The Corkscrew Swap Sanctuary
We did a boys touristy thing this morning so guess who could choose this ‘arvos activity, en route to our next B&B and “it’s such a lovely afternoon for it” – yes dear, what lens do you want me to carry. Corkscrew Swamp Sanctuary is a National Audubon Society sanctuary located just north of Naples, Florida. The sanctuary was established to protect one of the largest remaining stands of Bald Cypress (Taxodium distichum) and Pond Cypress (T. ascendens) in North America from extensive logging of the tree that was ongoing throughout the 1940’s and 50's. The Corkscrew Cypress Rookery Association was formed in 1954 to protect the area. The National Audubon Society accepted responsibility for management and started constructing the first boardwalk through the swamp in 1955. In all, nearly seventeen square miles of wetland was purchased or donated (most from or by the owners, Lee Tidewater Cypress Center Co. and Collier Enterprises).

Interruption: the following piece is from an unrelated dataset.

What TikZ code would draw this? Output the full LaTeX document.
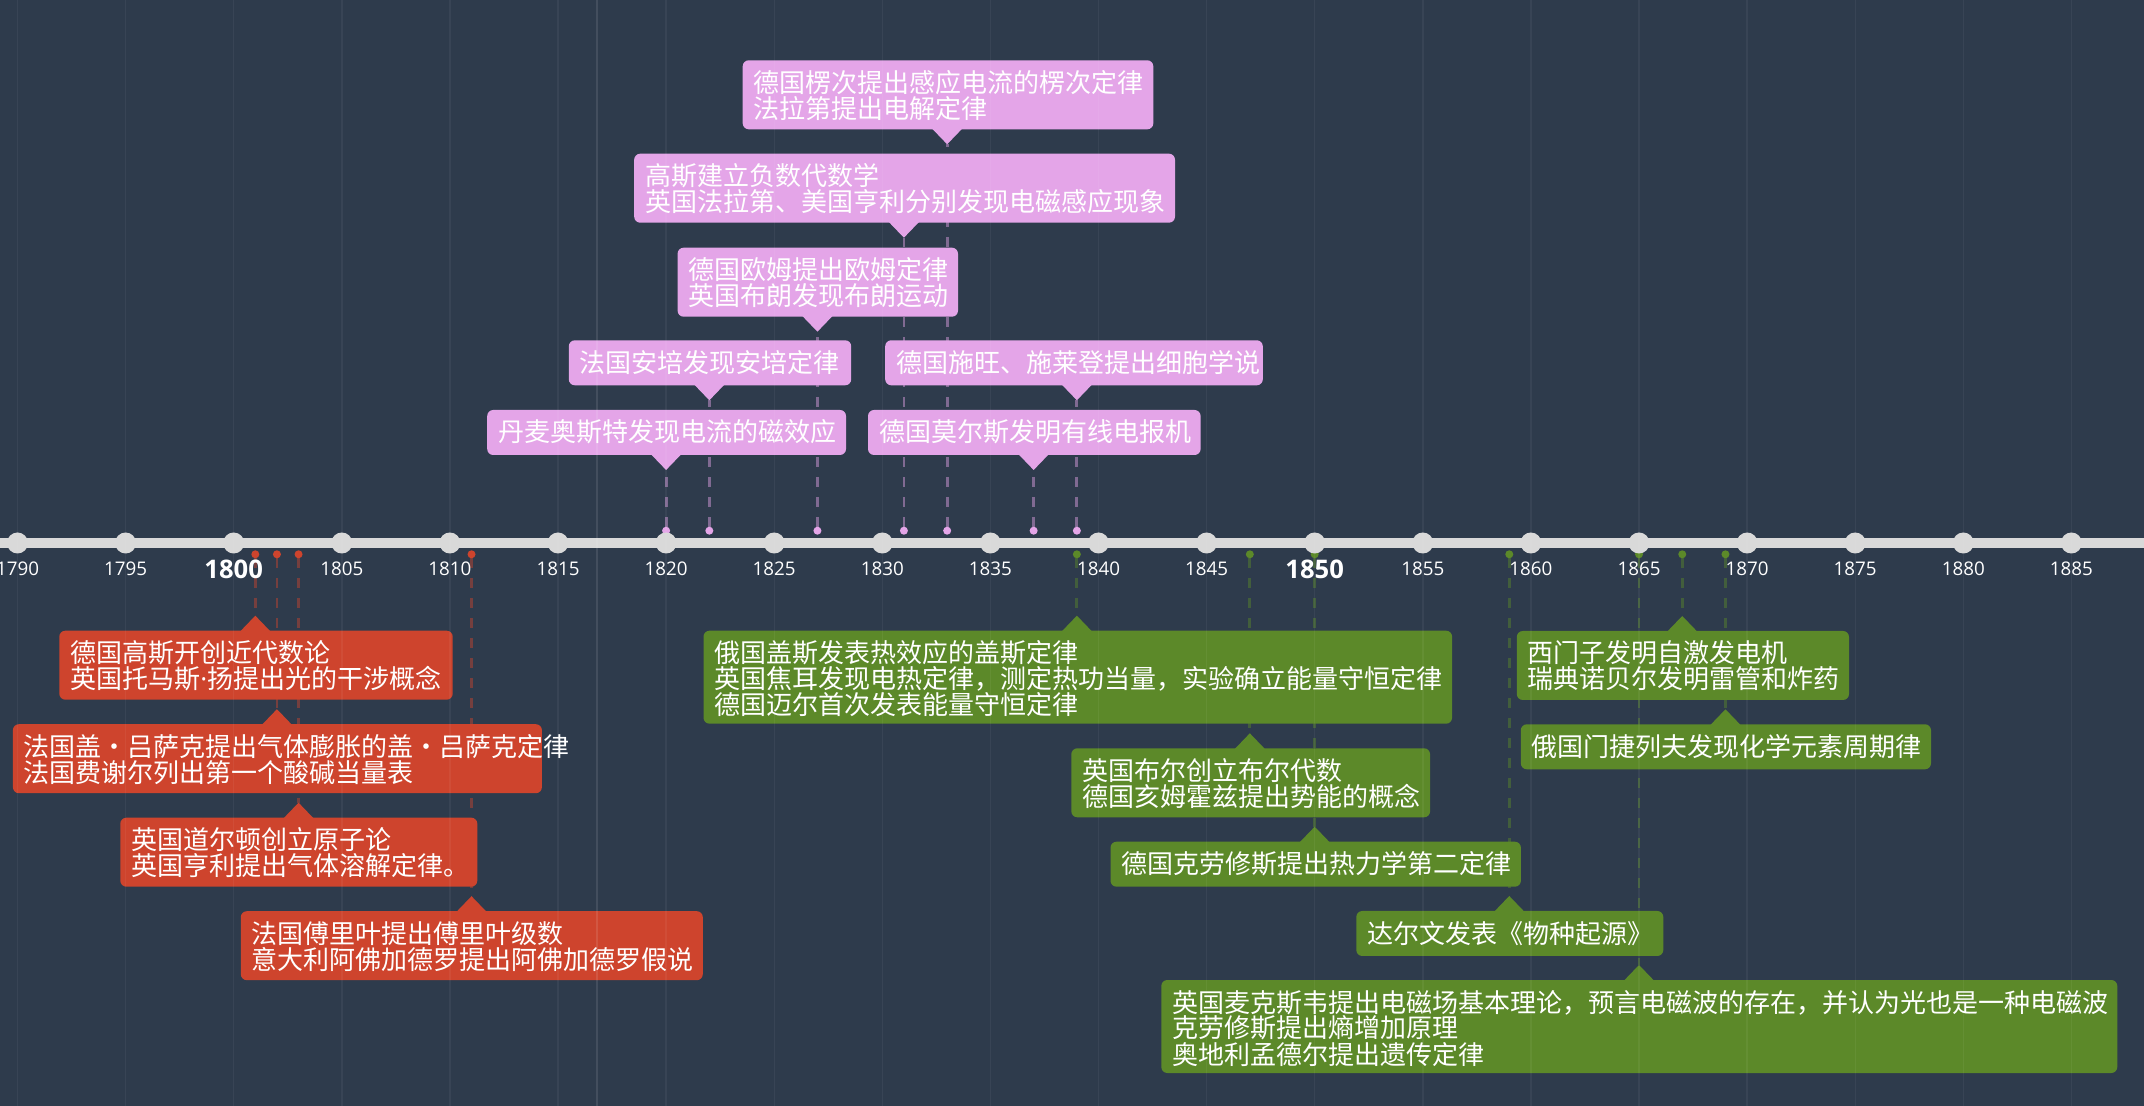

The Greater and Lesser Spotted Tourists hit the boardwalk that runs for nearly two miles provide walking access through (actually 'over') pine flatwoods, wet prairie, Pond cypress, Bald cypress and marsh ecosystems within the sanctuary.
Our first area and really interesting information boards along the way.
The sanctuary is an important breeding area for the endangered Wood Stork and other wetland birds, and has good numbers of wintering passerines, including the Painted Bunting. Numerous wading bird species can be found in the wetlands including the Yellow-crowned Night Heron, Black-crowned Night Heron, Tricolored Heron, Great Egret, and Snowy Egret. Specialist birds include Limpkin, Barred Owl and, in summer, Swallow-tailed Kite. As such, it has been designated as a 'gateway site' for the Great Florida Birding Trail.
but the best was seeing a barred owl with an itch, shy then smiling
We saw most in our last area, the wet prairie. American Alligators and Cottonmouth snakes are prevalent here – Bear was delighted not to have bumped in to the latter. The last pictures can go to the babies in their great camouflage jackets.